TO DO
Reproduce the listing exactly, with no pictures in your copy.

DATA SECTION
------------------------------------------------------------
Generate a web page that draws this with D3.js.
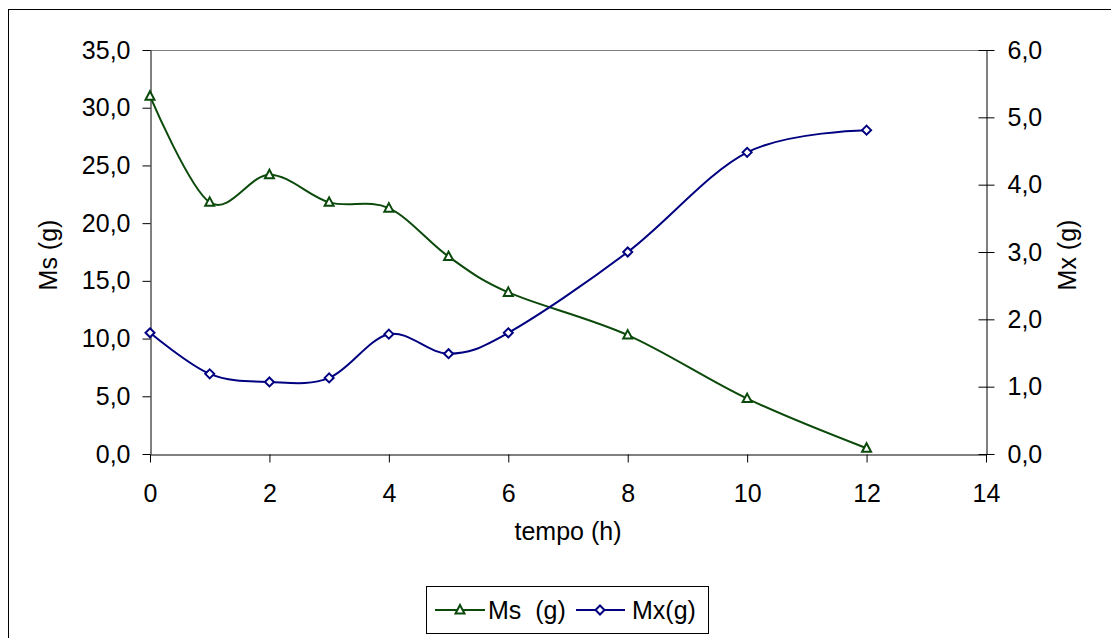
<!DOCTYPE html>
<html>
<head>
<meta charset="utf-8">
<script src="https://cdn.jsdelivr.net/npm/d3@7"></script>
<style>
  html, body { margin: 0; padding: 0; background: #fff; }
  svg { display: block; font-family: "Liberation Sans", Arial, sans-serif; }
</style>
</head>
<body>
<svg id="chart" width="1111" height="638"></svg>
<script>
// ---- data ----
const tempo = [0, 1, 2, 3, 4, 5, 6, 8, 10, 12];
const ms = [31.0, 21.8, 24.2, 21.8, 21.3, 17.1, 14.0, 10.3, 4.8, 0.5];
const mx = [1.80, 1.19, 1.07, 1.13, 1.78, 1.49, 1.80, 3.00, 4.48, 4.81];
const xTicks = [0, 2, 4, 6, 8, 10, 12, 14];
const leftTicks = [0, 5, 10, 15, 20, 25, 30, 35];
const rightTicks = [0, 1, 2, 3, 4, 5, 6];
const seriesNames = ["Ms  (g)", "Mx(g)"];
const xTitle = "tempo (h)";
const leftTitle = "Ms (g)";
const rightTitle = "Mx (g)";

// ---- layout ----
const svg = d3.select("#chart");
const L = 150, R = 986, T = 50, B = 454;
const FS = 25;
const cMs = "#0b4a0b", cMx = "#000080";

const x = d3.scaleLinear().domain([0, 14]).range([L, R]);
const yL = d3.scaleLinear().domain([0, 35]).range([B, T]);
const yR = d3.scaleLinear().domain([0, 6]).range([B, T]);
const fmt = v => d3.format(".1f")(v).replace(".", ",");

// outer frame (cropped on right/bottom)
svg.append("rect").attr("x", 8.5).attr("y", 9.5).attr("width", 1120).attr("height", 650)
  .attr("fill", "#fff").attr("stroke", "#000").attr("stroke-width", 1);

// plot area top border (grey)
svg.append("line").attr("x1", L).attr("x2", R).attr("y1", T + 0.5).attr("y2", T + 0.5)
  .attr("stroke", "#808080").attr("stroke-width", 1);

// axes
const gx = svg.append("g").attr("transform", `translate(0,${B + 0.5})`)
  .call(d3.axisBottom(x).tickValues(xTicks).tickFormat(d3.format("d")).tickSize(8).tickSizeOuter(0).tickPadding(22));
const gl = svg.append("g").attr("transform", `translate(${L + 0.5},0)`)
  .call(d3.axisLeft(yL).tickValues(leftTicks).tickFormat(fmt).tickSize(8).tickSizeOuter(0).tickPadding(12));
const gr = svg.append("g").attr("transform", `translate(${R + 0.5},0)`)
  .call(d3.axisRight(yR).tickValues(rightTicks).tickFormat(fmt).tickSize(8).tickSizeOuter(0).tickPadding(13));
gr.selectAll(".tick line").attr("x1", -8);

[gx, gl, gr].forEach(g => {
  g.selectAll("text").attr("font-size", FS).attr("fill", "#000")
    .attr("font-family", "'Liberation Sans', Arial, sans-serif");
  g.selectAll("line, path").attr("stroke", "#000");
});

// axis titles
svg.append("text").attr("x", 568).attr("y", 540).attr("text-anchor", "middle")
  .attr("font-size", FS).text(xTitle);
svg.append("text").attr("transform", "translate(57,255) rotate(-90)").attr("text-anchor", "middle")
  .attr("font-size", FS).text(leftTitle);
svg.append("text").attr("transform", "translate(1076,255) rotate(-90)").attr("text-anchor", "middle")
  .attr("font-size", FS).text(rightTitle);

// lines
const curve = d3.curveCardinal.tension(0);
const lineMs = d3.line().x((d, i) => x(tempo[i])).y(d => yL(d)).curve(curve);
const lineMx = d3.line().x((d, i) => x(tempo[i])).y(d => yR(d)).curve(curve);

svg.append("path").attr("d", lineMs(ms)).attr("fill", "none").attr("stroke", cMs).attr("stroke-width", 2);
svg.append("path").attr("d", lineMx(mx)).attr("fill", "none").attr("stroke", cMx).attr("stroke-width", 2);

const tri = d3.symbol().type(d3.symbolTriangle).size(38);
const dia = d3.symbol().type(d3.symbolDiamond).size(38);

function triPath(cx, cy) { return `M${cx},${cy - 5}L${cx + 4.5},${cy + 3.5}L${cx - 4.5},${cy + 3.5}Z`; }
function diaPath(cx, cy) { return `M${cx},${cy - 4.5}L${cx + 4.5},${cy}L${cx},${cy + 4.5}L${cx - 4.5},${cy}Z`; }

svg.append("g").selectAll("path").data(ms).join("path")
  .attr("d", (d, i) => triPath(x(tempo[i]), yL(d)))
  .attr("fill", "#fff").attr("stroke", cMs).attr("stroke-width", 2);
svg.append("g").selectAll("path").data(mx).join("path")
  .attr("d", (d, i) => diaPath(x(tempo[i]), yR(d)))
  .attr("fill", "#fff").attr("stroke", cMx).attr("stroke-width", 2);

// legend
const lg = svg.append("g");
lg.append("rect").attr("x", 426.5).attr("y", 586.5).attr("width", 282).attr("height", 47)
  .attr("fill", "#fff").attr("stroke", "#000").attr("stroke-width", 1);
const ly = 610;
lg.append("line").attr("x1", 435).attr("x2", 485).attr("y1", ly).attr("y2", ly).attr("stroke", cMs).attr("stroke-width", 2);
lg.append("path").attr("d", triPath(460, ly)).attr("fill", "#fff").attr("stroke", cMs).attr("stroke-width", 2);
lg.append("text").attr("x", 488).attr("y", ly + 9).attr("font-size", FS).attr("xml:space", "preserve")
  .style("white-space", "pre").text(seriesNames[0]);
lg.append("line").attr("x1", 576).attr("x2", 625).attr("y1", ly).attr("y2", ly).attr("stroke", cMx).attr("stroke-width", 2);
lg.append("path").attr("d", diaPath(600, ly)).attr("fill", "#fff").attr("stroke", cMx).attr("stroke-width", 2);
lg.append("text").attr("x", 632).attr("y", ly + 9).attr("font-size", FS).text(seriesNames[1]);
</script>
</body>
</html>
------------------------------------------------------------
THE RESPONSE
Generate a web page that draws this with D3.js.
<!DOCTYPE html>
<html>
<head>
<meta charset="utf-8">
<script src="https://cdn.jsdelivr.net/npm/d3@7"></script>
<style>
  html, body { margin: 0; padding: 0; background: #fff; }
  svg { display: block; font-family: "Liberation Sans", Arial, sans-serif; }
</style>
</head>
<body>
<svg id="chart" width="1111" height="638"></svg>
<script>
// ---- data ----
const tempo = [0, 1, 2, 3, 4, 5, 6, 8, 10, 12];
const ms = [31.0, 21.8, 24.2, 21.8, 21.3, 17.1, 14.0, 10.3, 4.8, 0.5];
const mx = [1.80, 1.19, 1.07, 1.13, 1.78, 1.49, 1.80, 3.00, 4.48, 4.81];
const xTicks = [0, 2, 4, 6, 8, 10, 12, 14];
const leftTicks = [0, 5, 10, 15, 20, 25, 30, 35];
const rightTicks = [0, 1, 2, 3, 4, 5, 6];
const seriesNames = ["Ms  (g)", "Mx(g)"];
const xTitle = "tempo (h)";
const leftTitle = "Ms (g)";
const rightTitle = "Mx (g)";

// ---- layout ----
const svg = d3.select("#chart");
const L = 150, R = 986, T = 50, B = 454;
const FS = 25;
const cMs = "#0b4a0b", cMx = "#000080";

const x = d3.scaleLinear().domain([0, 14]).range([L, R]);
const yL = d3.scaleLinear().domain([0, 35]).range([B, T]);
const yR = d3.scaleLinear().domain([0, 6]).range([B, T]);
const fmt = v => d3.format(".1f")(v).replace(".", ",");

// outer frame (cropped on right/bottom)
svg.append("rect").attr("x", 8.5).attr("y", 9.5).attr("width", 1120).attr("height", 650)
  .attr("fill", "#fff").attr("stroke", "#000").attr("stroke-width", 1);

// plot area top border (grey)
svg.append("line").attr("x1", L).attr("x2", R).attr("y1", T + 0.5).attr("y2", T + 0.5)
  .attr("stroke", "#808080").attr("stroke-width", 1);

// axes
const gx = svg.append("g").attr("transform", `translate(0,${B + 0.5})`)
  .call(d3.axisBottom(x).tickValues(xTicks).tickFormat(d3.format("d")).tickSize(8).tickSizeOuter(0).tickPadding(22));
const gl = svg.append("g").attr("transform", `translate(${L + 0.5},0)`)
  .call(d3.axisLeft(yL).tickValues(leftTicks).tickFormat(fmt).tickSize(8).tickSizeOuter(0).tickPadding(12));
const gr = svg.append("g").attr("transform", `translate(${R + 0.5},0)`)
  .call(d3.axisRight(yR).tickValues(rightTicks).tickFormat(fmt).tickSize(8).tickSizeOuter(0).tickPadding(13));
gr.selectAll(".tick line").attr("x1", -8);

[gx, gl, gr].forEach(g => {
  g.selectAll("text").attr("font-size", FS).attr("fill", "#000")
    .attr("font-family", "'Liberation Sans', Arial, sans-serif");
  g.selectAll("line, path").attr("stroke", "#000");
});

// axis titles
svg.append("text").attr("x", 568).attr("y", 540).attr("text-anchor", "middle")
  .attr("font-size", FS).text(xTitle);
svg.append("text").attr("transform", "translate(57,255) rotate(-90)").attr("text-anchor", "middle")
  .attr("font-size", FS).text(leftTitle);
svg.append("text").attr("transform", "translate(1076,255) rotate(-90)").attr("text-anchor", "middle")
  .attr("font-size", FS).text(rightTitle);

// lines
const curve = d3.curveCardinal.tension(0);
const lineMs = d3.line().x((d, i) => x(tempo[i])).y(d => yL(d)).curve(curve);
const lineMx = d3.line().x((d, i) => x(tempo[i])).y(d => yR(d)).curve(curve);

svg.append("path").attr("d", lineMs(ms)).attr("fill", "none").attr("stroke", cMs).attr("stroke-width", 2);
svg.append("path").attr("d", lineMx(mx)).attr("fill", "none").attr("stroke", cMx).attr("stroke-width", 2);

const tri = d3.symbol().type(d3.symbolTriangle).size(38);
const dia = d3.symbol().type(d3.symbolDiamond).size(38);

function triPath(cx, cy) { return `M${cx},${cy - 5}L${cx + 4.5},${cy + 3.5}L${cx - 4.5},${cy + 3.5}Z`; }
function diaPath(cx, cy) { return `M${cx},${cy - 4.5}L${cx + 4.5},${cy}L${cx},${cy + 4.5}L${cx - 4.5},${cy}Z`; }

svg.append("g").selectAll("path").data(ms).join("path")
  .attr("d", (d, i) => triPath(x(tempo[i]), yL(d)))
  .attr("fill", "#fff").attr("stroke", cMs).attr("stroke-width", 2);
svg.append("g").selectAll("path").data(mx).join("path")
  .attr("d", (d, i) => diaPath(x(tempo[i]), yR(d)))
  .attr("fill", "#fff").attr("stroke", cMx).attr("stroke-width", 2);

// legend
const lg = svg.append("g");
lg.append("rect").attr("x", 426.5).attr("y", 586.5).attr("width", 282).attr("height", 47)
  .attr("fill", "#fff").attr("stroke", "#000").attr("stroke-width", 1);
const ly = 610;
lg.append("line").attr("x1", 435).attr("x2", 485).attr("y1", ly).attr("y2", ly).attr("stroke", cMs).attr("stroke-width", 2);
lg.append("path").attr("d", triPath(460, ly)).attr("fill", "#fff").attr("stroke", cMs).attr("stroke-width", 2);
lg.append("text").attr("x", 488).attr("y", ly + 9).attr("font-size", FS).attr("xml:space", "preserve")
  .style("white-space", "pre").text(seriesNames[0]);
lg.append("line").attr("x1", 576).attr("x2", 625).attr("y1", ly).attr("y2", ly).attr("stroke", cMx).attr("stroke-width", 2);
lg.append("path").attr("d", diaPath(600, ly)).attr("fill", "#fff").attr("stroke", cMx).attr("stroke-width", 2);
lg.append("text").attr("x", 632).attr("y", ly + 9).attr("font-size", FS).text(seriesNames[1]);
</script>
</body>
</html>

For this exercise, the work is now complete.